(Rows from a dataset of charts and code)
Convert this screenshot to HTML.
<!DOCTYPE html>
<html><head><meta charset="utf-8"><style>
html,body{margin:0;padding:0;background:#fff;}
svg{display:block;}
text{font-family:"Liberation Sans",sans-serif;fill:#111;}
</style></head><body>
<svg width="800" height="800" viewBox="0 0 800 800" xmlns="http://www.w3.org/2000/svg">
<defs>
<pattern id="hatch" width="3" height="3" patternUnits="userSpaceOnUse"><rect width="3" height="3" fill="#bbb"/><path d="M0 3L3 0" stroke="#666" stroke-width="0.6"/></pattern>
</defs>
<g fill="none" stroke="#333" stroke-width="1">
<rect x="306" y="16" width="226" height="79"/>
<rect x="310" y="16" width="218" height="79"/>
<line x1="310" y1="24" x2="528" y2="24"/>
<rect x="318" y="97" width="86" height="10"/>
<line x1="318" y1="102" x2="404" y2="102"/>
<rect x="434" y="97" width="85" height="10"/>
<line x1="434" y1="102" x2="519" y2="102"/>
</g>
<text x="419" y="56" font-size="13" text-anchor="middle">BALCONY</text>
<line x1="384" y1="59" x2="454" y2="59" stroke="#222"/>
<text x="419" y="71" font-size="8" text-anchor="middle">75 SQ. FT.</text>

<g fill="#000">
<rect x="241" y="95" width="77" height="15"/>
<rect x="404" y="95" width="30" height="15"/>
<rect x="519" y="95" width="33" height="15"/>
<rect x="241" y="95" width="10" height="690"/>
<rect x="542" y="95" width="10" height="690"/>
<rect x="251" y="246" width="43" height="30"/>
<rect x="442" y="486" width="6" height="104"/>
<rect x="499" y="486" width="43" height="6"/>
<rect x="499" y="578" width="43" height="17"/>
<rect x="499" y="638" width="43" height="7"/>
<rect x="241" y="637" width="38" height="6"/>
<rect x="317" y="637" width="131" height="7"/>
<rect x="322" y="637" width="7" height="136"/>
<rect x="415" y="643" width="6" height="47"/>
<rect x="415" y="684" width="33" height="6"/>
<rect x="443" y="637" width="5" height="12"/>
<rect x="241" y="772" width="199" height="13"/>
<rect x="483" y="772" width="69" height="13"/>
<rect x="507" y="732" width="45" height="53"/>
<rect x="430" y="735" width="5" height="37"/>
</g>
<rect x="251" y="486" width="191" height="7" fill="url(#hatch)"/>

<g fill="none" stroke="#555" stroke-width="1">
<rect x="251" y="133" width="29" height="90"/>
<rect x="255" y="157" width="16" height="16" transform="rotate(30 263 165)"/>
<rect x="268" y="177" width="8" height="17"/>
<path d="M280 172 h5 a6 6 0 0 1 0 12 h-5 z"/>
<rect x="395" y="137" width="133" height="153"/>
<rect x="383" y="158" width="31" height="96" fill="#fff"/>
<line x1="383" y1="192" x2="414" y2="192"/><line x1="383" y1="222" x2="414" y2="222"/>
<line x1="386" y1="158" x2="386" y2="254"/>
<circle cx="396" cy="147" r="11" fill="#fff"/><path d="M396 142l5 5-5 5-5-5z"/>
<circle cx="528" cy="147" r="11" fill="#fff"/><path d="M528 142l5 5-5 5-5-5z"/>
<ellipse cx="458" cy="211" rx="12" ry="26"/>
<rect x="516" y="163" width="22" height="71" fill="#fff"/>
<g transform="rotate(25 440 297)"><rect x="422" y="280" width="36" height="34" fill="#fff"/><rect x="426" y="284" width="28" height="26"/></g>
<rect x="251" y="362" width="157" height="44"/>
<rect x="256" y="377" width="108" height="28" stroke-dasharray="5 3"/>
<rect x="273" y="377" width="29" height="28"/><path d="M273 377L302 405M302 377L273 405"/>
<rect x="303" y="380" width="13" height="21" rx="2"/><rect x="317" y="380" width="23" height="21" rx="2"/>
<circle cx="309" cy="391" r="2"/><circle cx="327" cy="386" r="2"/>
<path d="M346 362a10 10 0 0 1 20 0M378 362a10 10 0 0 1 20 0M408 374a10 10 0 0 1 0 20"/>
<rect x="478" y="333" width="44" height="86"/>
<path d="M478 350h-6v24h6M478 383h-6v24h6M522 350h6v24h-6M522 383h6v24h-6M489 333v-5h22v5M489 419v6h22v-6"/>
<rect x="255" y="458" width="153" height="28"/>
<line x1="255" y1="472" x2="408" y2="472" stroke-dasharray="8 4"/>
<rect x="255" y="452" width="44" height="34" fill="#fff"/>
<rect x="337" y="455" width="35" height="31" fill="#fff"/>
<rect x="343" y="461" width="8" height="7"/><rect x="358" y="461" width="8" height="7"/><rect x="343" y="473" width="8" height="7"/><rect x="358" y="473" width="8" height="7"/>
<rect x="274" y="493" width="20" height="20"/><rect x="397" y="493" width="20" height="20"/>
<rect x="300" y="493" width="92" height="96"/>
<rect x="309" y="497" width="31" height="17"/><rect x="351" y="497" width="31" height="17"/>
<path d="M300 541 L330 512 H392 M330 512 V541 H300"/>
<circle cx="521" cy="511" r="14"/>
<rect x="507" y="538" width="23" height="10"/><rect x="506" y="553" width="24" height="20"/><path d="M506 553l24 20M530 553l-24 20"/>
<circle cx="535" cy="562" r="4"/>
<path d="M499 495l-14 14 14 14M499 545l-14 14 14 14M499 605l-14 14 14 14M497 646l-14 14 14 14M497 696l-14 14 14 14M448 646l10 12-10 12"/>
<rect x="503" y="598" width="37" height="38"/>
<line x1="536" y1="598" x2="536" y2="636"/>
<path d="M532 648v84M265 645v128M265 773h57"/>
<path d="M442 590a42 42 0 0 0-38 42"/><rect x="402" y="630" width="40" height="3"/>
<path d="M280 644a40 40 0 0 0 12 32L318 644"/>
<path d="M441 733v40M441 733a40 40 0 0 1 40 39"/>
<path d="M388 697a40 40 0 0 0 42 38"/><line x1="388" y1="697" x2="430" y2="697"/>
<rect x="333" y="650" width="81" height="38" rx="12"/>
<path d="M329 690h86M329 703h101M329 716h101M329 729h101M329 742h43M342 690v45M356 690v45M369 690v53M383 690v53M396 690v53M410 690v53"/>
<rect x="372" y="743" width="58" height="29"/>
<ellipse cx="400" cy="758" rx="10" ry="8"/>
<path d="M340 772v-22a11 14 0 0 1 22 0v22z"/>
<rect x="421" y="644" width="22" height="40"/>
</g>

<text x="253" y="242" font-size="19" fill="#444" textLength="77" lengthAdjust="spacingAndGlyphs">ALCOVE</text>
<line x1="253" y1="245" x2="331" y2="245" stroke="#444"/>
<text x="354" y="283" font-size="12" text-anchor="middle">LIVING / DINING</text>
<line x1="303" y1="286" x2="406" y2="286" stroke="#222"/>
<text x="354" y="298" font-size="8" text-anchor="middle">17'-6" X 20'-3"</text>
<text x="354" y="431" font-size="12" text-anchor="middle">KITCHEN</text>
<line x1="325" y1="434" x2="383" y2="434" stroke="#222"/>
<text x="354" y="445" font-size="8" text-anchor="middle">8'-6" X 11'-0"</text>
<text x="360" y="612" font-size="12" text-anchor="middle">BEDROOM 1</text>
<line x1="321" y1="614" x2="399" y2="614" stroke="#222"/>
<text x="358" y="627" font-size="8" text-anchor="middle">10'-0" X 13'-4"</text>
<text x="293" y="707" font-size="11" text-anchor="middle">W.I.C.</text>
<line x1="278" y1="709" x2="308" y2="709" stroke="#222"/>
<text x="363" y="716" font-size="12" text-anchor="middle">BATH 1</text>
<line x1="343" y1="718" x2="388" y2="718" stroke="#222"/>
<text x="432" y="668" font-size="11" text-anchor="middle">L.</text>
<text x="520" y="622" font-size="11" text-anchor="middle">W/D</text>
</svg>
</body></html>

...

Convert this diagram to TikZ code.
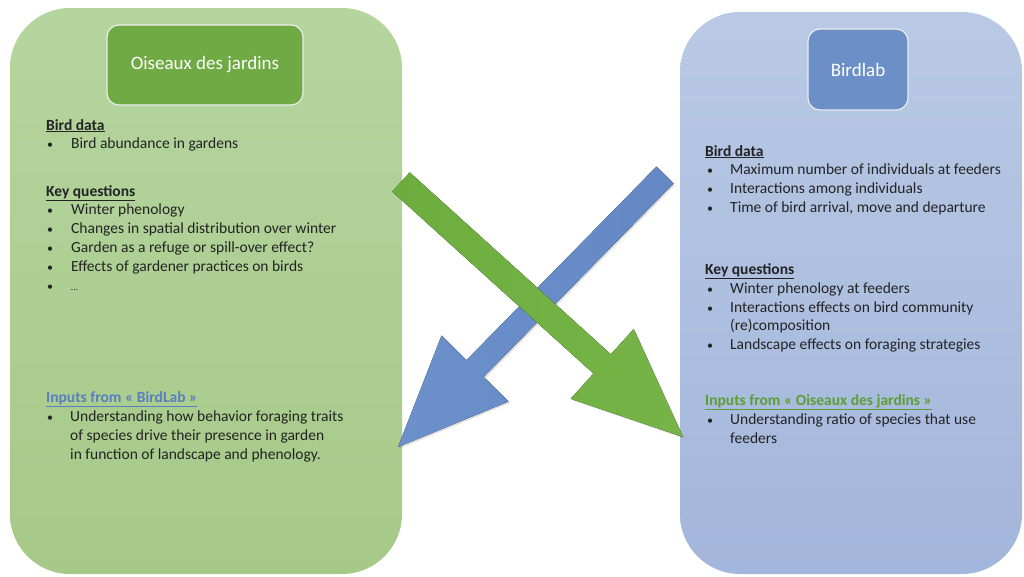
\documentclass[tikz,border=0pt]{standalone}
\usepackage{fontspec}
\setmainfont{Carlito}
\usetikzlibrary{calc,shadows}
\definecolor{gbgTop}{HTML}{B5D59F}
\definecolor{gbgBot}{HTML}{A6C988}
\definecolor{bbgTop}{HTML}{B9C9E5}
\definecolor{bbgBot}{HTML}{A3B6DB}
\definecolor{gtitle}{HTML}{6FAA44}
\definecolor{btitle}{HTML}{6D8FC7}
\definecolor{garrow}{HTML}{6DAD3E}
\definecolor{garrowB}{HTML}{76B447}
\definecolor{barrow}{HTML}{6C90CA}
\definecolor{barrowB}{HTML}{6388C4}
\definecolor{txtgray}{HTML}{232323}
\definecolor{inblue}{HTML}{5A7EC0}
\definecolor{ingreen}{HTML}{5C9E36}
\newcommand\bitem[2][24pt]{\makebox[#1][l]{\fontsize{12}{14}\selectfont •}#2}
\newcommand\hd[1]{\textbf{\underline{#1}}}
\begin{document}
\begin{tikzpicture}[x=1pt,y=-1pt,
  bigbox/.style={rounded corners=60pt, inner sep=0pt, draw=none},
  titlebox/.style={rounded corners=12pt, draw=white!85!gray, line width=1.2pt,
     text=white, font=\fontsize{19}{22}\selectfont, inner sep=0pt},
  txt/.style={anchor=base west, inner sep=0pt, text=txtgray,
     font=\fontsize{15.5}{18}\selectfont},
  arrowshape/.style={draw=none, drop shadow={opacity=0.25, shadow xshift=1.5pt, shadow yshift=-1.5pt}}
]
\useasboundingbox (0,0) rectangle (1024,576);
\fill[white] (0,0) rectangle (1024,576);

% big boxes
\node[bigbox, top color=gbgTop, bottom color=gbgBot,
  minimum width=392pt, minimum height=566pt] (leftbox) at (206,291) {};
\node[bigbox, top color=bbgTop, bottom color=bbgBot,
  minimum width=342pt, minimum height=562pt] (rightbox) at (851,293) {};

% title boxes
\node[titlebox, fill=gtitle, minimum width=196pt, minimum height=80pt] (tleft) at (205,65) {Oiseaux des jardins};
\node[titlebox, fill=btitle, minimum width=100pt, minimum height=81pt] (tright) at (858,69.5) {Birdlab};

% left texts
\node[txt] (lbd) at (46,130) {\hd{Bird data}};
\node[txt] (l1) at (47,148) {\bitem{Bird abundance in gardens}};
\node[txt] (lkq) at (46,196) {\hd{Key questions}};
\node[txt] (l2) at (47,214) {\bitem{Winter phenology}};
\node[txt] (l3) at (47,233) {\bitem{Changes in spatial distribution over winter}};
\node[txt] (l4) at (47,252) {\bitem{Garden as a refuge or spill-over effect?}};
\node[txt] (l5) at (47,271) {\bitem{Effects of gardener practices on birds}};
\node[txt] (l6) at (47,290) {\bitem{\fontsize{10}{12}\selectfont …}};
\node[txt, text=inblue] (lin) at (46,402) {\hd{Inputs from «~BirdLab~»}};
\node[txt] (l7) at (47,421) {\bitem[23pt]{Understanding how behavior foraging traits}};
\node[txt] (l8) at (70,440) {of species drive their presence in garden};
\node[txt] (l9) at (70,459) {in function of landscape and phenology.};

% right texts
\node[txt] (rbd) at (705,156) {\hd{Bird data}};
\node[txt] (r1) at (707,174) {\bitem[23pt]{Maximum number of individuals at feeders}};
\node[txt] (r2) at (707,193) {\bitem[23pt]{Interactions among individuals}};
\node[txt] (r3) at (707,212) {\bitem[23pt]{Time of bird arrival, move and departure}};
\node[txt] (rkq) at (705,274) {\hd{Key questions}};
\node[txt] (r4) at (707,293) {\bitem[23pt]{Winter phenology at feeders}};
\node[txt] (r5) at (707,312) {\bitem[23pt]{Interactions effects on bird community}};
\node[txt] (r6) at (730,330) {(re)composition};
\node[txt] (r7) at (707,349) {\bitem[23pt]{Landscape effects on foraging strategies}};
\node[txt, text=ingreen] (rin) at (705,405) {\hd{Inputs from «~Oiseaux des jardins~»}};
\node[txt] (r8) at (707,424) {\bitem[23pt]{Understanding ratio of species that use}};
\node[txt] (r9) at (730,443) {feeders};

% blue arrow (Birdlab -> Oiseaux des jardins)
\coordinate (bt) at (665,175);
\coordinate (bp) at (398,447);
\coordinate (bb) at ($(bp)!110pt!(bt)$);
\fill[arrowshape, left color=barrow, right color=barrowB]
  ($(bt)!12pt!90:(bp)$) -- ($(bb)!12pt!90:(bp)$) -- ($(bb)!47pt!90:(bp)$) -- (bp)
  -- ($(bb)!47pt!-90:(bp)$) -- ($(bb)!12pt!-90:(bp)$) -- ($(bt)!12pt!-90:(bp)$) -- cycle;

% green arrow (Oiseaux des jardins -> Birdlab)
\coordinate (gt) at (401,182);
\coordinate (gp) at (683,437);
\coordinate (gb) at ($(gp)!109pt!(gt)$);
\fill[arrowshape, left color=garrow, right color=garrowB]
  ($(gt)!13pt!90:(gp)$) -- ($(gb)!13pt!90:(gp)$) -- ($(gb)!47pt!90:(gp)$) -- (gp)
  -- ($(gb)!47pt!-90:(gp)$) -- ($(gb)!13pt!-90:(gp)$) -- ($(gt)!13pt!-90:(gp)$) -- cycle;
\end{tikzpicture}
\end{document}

--

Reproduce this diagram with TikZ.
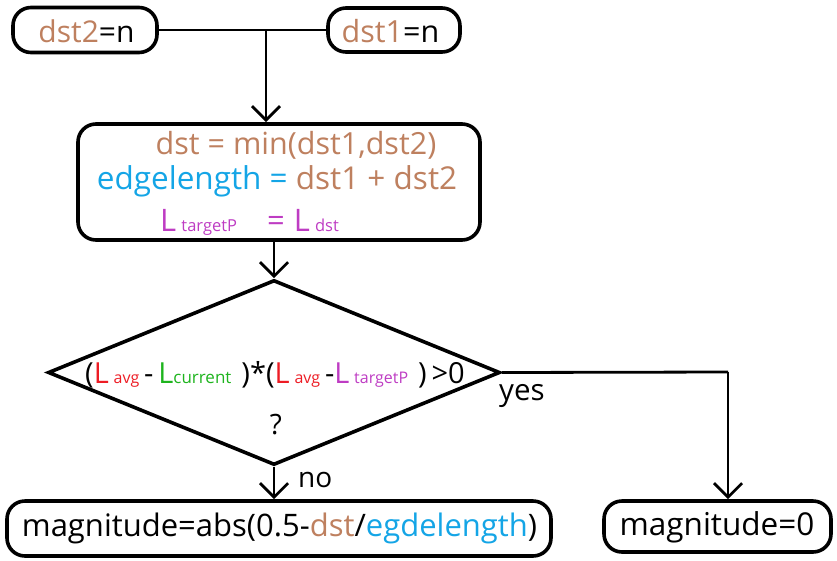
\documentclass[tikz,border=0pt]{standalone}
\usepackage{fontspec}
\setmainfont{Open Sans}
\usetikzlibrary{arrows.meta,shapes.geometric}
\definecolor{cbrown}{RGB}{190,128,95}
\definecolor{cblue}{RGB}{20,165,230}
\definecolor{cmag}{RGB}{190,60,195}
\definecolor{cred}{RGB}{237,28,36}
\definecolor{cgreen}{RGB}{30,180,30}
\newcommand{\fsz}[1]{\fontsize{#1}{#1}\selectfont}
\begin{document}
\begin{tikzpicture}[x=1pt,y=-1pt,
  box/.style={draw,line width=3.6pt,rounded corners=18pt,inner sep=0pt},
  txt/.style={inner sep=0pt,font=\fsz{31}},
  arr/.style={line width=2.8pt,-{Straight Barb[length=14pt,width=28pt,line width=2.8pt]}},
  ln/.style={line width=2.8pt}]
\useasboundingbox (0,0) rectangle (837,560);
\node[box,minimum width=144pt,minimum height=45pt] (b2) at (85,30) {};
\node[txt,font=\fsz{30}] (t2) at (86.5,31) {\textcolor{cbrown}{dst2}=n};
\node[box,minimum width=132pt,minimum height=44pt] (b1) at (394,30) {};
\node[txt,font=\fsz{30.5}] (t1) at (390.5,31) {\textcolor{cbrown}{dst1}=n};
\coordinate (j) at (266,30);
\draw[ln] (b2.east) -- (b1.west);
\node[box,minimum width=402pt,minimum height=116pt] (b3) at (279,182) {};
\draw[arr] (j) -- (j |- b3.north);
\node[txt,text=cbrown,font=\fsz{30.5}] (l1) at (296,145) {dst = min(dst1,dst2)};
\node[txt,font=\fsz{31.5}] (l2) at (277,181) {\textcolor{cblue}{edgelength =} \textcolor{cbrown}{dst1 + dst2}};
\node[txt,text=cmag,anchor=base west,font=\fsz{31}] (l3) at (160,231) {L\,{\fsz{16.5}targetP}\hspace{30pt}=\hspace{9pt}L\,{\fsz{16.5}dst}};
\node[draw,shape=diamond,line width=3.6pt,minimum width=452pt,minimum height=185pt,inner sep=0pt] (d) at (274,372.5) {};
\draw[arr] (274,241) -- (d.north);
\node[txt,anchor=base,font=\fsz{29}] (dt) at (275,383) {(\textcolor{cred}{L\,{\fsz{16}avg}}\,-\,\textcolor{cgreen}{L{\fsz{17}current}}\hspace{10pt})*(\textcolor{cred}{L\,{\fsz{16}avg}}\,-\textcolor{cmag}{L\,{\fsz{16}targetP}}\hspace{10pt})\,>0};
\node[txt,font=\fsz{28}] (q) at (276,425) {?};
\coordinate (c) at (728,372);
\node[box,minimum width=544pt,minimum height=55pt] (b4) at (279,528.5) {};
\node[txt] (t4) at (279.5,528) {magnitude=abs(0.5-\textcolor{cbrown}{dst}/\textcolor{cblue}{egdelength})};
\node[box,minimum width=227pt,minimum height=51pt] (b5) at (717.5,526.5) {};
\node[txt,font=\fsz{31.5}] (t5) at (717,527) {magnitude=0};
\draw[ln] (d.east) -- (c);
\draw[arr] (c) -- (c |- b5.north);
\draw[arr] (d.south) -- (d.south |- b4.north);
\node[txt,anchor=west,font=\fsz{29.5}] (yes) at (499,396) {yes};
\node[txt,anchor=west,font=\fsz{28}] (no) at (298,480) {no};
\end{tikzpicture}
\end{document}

What this task involves: Tally the lines of the data that contain the string "diagram" and report the total alone.

The reply: 2